Why Bricks Dominate the Clicks

Two years ago, a few prescient retail experts audaciously predicted pure-play retail dot-coms were doomed, and traditional retailers with thriving e-commerce operations — call them hybrid retailers — would triumph. In strategy+business, I wrote that Toysrus.com would survive and eToys Inc. would fail (See “Toys ‘R’ Us Battles Back,” Second Quarter 2000).

Yes, the original eToys did fall, and, as it turns out, today the Web’s retail storefronts do look more like a real-world shopping mall. Consider the 35 most visited online stores in September 2001, according to Nielsen//NetRatings Inc. Except for computer sites like Dell and Apple, which top the list, America’s biggest earthbound retailers dominate in cyberspace: Sears, Target, Wal-Mart, Kmart, Victoria’s Secret, Barnes and Noble, QVC, and Gap.

By far the most significant benefit traditional retailers gain from e-commerce is the ability to use their Web sites to manage inventory better and facilitate faster turnover of products. And for many store owners, inventory turnover is the most important performance metric.

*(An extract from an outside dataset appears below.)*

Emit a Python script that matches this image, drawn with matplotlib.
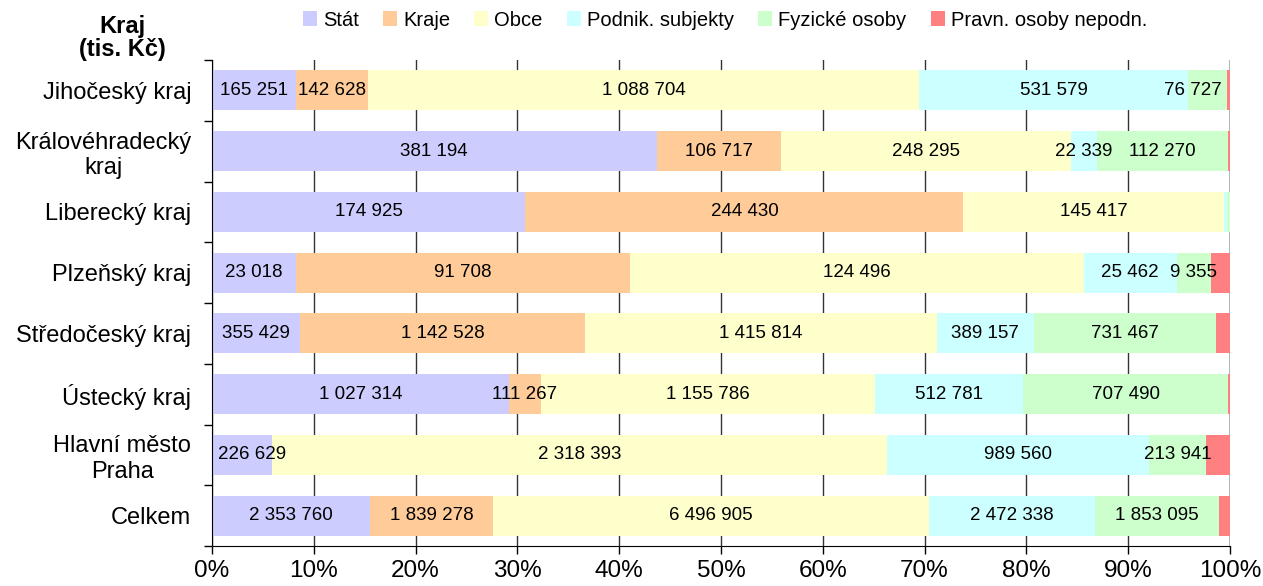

Consider how Toys “R” Us handled the launch of Xbox, Microsoft’s highly anticipated game machine, released in November 2001. Before Toysrus.com existed, Toys “R” Us had to blindly preorder items for its stores, guessing how many it needed to stock and losing money if it stocked too many or too few. To mitigate some inventory uncertainty, Toys “R” Us decided to use the Web for an exclusive Xbox preordering event. Beginning in August, three months before it would start selling the product in its stores, Toysrus.com offered the game player for sale, not as an individual machine with a $299 price tag (the store price), but bundled with software and accessories for $499. The retailer’s entire first Xbox allotment — tens of thousands of machines — was snatched up in only 30 minutes.

The Web sale achieved two important aims. It produced more profit than Xbox sales in the stores would have because Internet preorder customers also had to buy the higher-margin peripherals. And Toys “R” Us did not have to purchase this portion of its inventory without knowing exactly how many would be sold.

Almost every successful hybrid retailer is also implementing automatic markdowns or using product auctions to usher inventory quickly out of its warehouses. J.C. Penney Company’s strategy is typical. To sell slow-moving store or catalog inventory faster, J.C. Penney uses jcpenney.com as an instant markdown bin. Prices for clearance products automatically drop several times over a period of days until supplies are depleted. To drive traffic to these discounts, the retailer sends e-mails to its customers. Store salespeople receive gift certificates for every 10 new e-mail addresses they collect.

Although jcpenney.com doesn’t account for a huge portion of J.C. Penney’s overall sales, the online markdown strategy is a bright spot in the retailer’s recent performance. As the company shuttered stores, struggled to redefine its customer base, and posted a minuscule operating income on lower sales, J.C. Penney’s inventories based on comparable operations actually dropped in 2001 over the prior year by nearly 1 percent. Additionally, the retailer holds down Internet expenses by having its catalog division handle customer service for Web sales. (The Web site carries all 200,000 products in the catalog.)

In their initial Web strategies, many traditional retailers thought that only a completely distinct Web unit would give them the quick-charging personality needed to survive on the Internet. That notion has lost its allure because it made inventory coordination — let alone marketing, sales, and other key operations — impossible.

The Kmart Corporation is an object lesson. In July 2000, Kmart debuted bluelight.com as a separate company in San Francisco, far from the retailer’s Troy, Mich., home office. But it quickly saw this distance was harmful. Because systems and operations weren’t shared, overhead was high. Moreover, bluelight.com’s strategic priorities were not aligned with the company’s overall priorities.